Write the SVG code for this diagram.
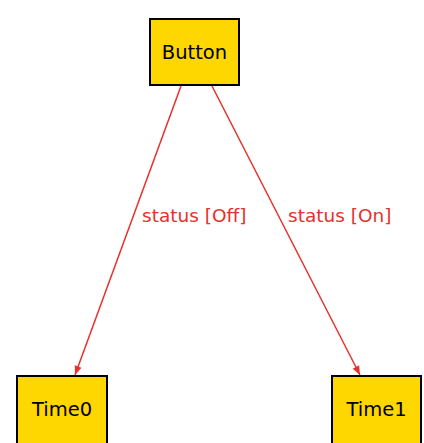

_ _ _ _

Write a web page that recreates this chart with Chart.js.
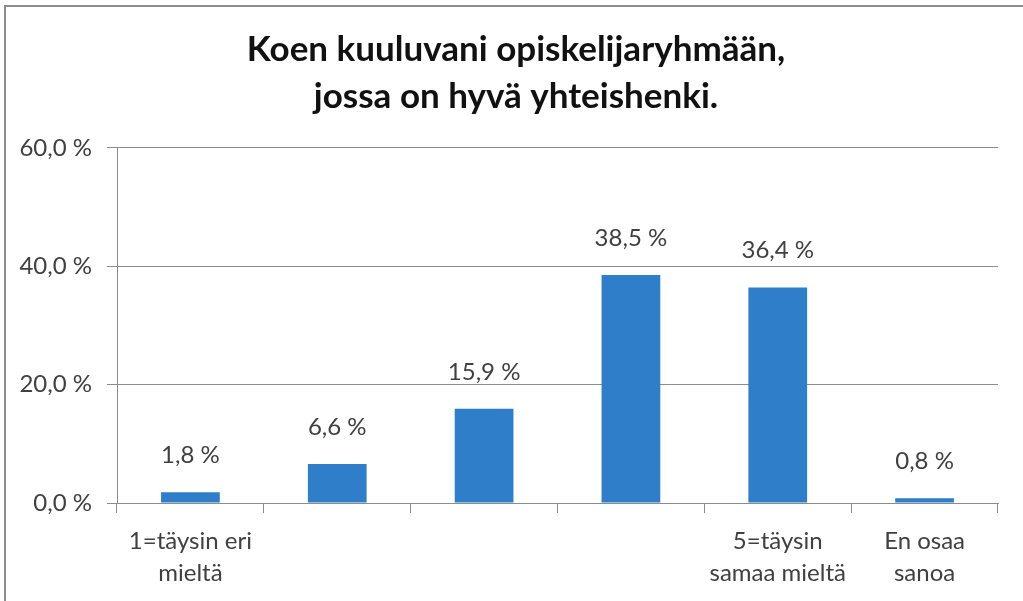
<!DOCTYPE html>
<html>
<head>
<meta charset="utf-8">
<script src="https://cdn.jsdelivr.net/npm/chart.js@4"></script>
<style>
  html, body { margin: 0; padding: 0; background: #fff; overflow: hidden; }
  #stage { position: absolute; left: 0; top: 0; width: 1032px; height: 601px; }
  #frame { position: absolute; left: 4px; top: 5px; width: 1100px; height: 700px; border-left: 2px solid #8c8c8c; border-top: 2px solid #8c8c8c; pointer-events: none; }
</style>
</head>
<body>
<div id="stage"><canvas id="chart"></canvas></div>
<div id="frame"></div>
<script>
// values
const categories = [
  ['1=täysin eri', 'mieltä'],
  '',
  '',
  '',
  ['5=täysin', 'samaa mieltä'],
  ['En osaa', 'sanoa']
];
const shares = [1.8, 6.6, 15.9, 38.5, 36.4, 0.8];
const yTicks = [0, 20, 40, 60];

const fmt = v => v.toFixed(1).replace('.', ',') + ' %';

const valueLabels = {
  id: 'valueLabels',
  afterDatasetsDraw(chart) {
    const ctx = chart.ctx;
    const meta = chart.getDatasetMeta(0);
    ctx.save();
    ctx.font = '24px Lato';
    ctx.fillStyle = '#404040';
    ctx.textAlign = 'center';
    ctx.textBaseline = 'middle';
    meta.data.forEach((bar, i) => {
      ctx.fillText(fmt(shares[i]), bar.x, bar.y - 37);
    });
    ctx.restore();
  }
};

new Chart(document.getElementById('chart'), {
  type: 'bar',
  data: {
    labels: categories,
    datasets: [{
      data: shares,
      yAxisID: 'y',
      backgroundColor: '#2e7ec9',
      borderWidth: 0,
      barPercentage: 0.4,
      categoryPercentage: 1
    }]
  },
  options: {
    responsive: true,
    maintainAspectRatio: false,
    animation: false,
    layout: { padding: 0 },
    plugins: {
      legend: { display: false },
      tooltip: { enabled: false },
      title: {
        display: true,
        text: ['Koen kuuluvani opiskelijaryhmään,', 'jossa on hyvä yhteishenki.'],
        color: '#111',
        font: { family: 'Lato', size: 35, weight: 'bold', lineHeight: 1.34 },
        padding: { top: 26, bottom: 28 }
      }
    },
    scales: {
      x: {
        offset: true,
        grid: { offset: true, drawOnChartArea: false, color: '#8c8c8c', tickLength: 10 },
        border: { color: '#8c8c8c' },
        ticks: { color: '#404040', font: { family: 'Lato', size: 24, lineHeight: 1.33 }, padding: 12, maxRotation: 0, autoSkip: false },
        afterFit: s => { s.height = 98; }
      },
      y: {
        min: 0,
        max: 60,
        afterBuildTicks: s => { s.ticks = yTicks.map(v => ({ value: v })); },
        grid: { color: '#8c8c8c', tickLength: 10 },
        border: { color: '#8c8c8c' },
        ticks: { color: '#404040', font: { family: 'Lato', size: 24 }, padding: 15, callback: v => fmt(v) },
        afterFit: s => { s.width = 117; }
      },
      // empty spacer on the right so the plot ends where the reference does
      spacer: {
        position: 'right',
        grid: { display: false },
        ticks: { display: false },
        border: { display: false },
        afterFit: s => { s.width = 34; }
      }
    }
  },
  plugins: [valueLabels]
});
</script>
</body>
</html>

_ _ _ _

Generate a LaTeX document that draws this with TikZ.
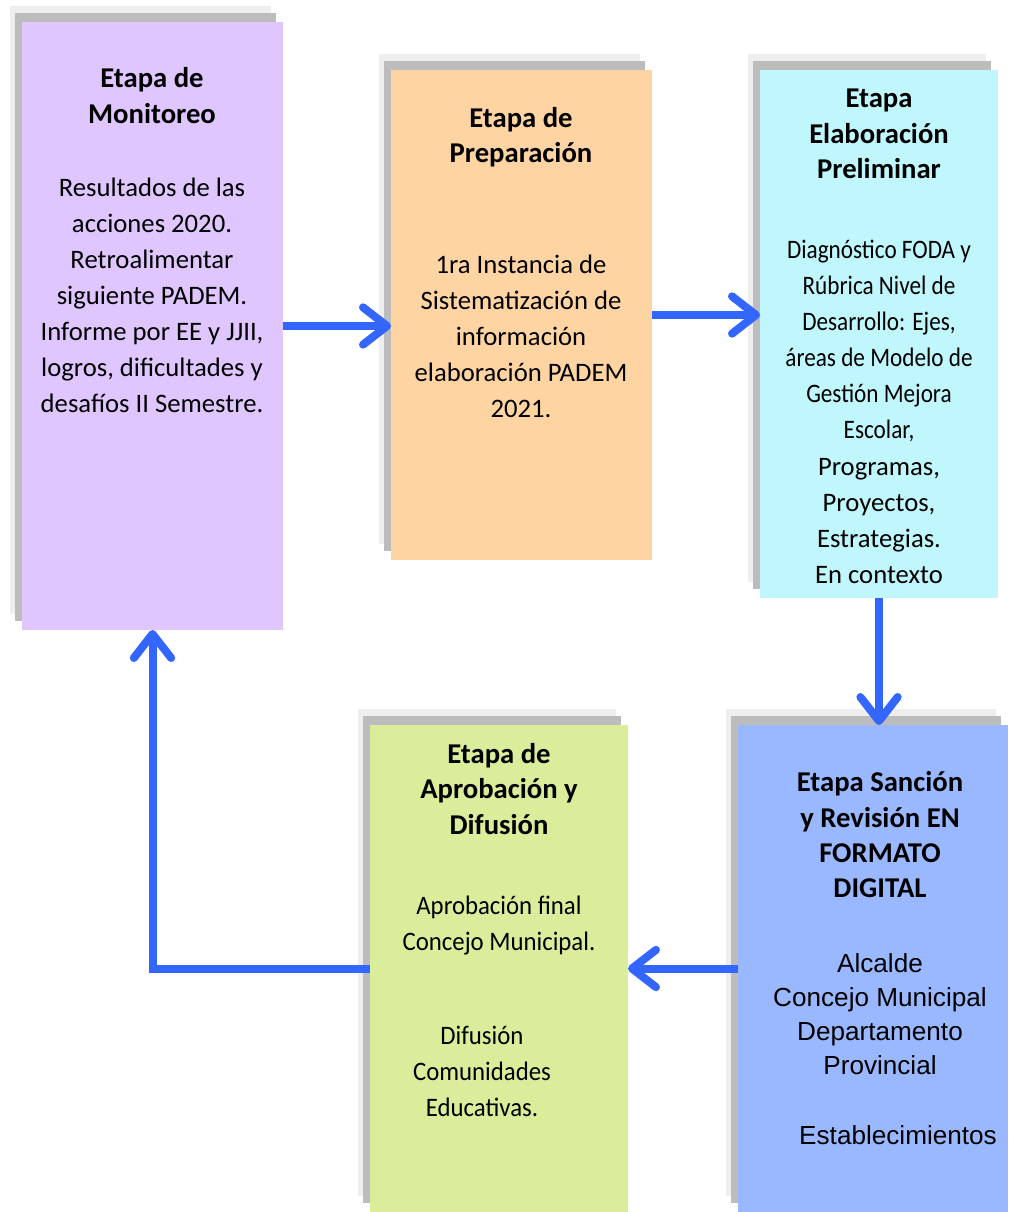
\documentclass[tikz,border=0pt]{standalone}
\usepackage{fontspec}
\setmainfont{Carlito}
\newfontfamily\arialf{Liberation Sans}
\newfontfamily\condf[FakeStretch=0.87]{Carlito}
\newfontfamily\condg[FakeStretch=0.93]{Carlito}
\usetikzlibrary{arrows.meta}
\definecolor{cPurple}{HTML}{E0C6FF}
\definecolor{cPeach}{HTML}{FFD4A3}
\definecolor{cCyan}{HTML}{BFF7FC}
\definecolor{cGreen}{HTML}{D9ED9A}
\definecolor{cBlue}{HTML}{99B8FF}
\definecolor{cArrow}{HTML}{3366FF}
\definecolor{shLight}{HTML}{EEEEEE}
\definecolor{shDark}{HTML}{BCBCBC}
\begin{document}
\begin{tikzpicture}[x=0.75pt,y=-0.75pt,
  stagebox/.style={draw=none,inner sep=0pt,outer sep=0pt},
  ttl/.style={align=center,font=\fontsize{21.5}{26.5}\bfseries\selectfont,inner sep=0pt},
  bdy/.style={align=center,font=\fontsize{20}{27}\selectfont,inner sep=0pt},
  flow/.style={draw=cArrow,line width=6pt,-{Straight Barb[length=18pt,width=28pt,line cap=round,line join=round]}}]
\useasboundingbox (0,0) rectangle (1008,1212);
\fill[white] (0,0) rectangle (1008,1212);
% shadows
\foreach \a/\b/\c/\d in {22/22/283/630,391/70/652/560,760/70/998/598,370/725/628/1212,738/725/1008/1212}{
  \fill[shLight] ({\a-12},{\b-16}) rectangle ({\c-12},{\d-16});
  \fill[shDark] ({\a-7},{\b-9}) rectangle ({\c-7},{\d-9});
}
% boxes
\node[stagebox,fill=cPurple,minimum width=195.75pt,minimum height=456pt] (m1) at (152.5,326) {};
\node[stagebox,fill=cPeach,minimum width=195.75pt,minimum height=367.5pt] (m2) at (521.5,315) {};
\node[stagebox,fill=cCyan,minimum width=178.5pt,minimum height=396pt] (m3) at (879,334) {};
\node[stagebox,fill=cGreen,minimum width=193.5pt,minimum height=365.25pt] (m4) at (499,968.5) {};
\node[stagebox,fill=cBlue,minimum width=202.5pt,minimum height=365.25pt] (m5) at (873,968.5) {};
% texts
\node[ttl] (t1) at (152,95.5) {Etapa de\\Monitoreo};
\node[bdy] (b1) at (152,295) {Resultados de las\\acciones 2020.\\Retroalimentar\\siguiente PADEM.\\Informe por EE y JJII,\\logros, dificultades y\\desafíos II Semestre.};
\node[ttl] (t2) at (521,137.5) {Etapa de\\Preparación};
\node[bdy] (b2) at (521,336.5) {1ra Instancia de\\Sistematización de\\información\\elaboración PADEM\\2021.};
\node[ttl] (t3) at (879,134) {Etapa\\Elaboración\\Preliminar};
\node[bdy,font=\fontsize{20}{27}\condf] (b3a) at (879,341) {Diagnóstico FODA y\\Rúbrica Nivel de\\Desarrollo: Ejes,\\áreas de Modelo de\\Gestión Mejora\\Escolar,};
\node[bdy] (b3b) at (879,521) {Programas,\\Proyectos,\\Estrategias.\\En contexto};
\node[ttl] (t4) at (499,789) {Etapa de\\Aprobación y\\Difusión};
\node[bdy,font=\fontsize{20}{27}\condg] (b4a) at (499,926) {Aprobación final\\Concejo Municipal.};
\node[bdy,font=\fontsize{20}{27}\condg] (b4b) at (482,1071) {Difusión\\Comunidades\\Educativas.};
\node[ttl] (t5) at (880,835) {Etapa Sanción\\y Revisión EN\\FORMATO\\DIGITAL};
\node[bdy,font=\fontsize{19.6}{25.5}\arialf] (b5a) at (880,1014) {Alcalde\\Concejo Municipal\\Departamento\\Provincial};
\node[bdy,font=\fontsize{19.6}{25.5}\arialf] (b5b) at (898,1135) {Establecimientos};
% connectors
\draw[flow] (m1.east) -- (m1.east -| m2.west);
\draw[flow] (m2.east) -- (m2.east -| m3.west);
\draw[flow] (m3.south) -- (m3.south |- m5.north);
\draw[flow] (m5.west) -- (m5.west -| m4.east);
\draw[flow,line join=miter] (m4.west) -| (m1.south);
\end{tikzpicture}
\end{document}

_ _ _ _

Scan the listing above. Collect all lines with the word "that".

◆ Completed exercise ◆
Write a web page that recreates this chart with Chart.js.
Generate a LaTeX document that draws this with TikZ.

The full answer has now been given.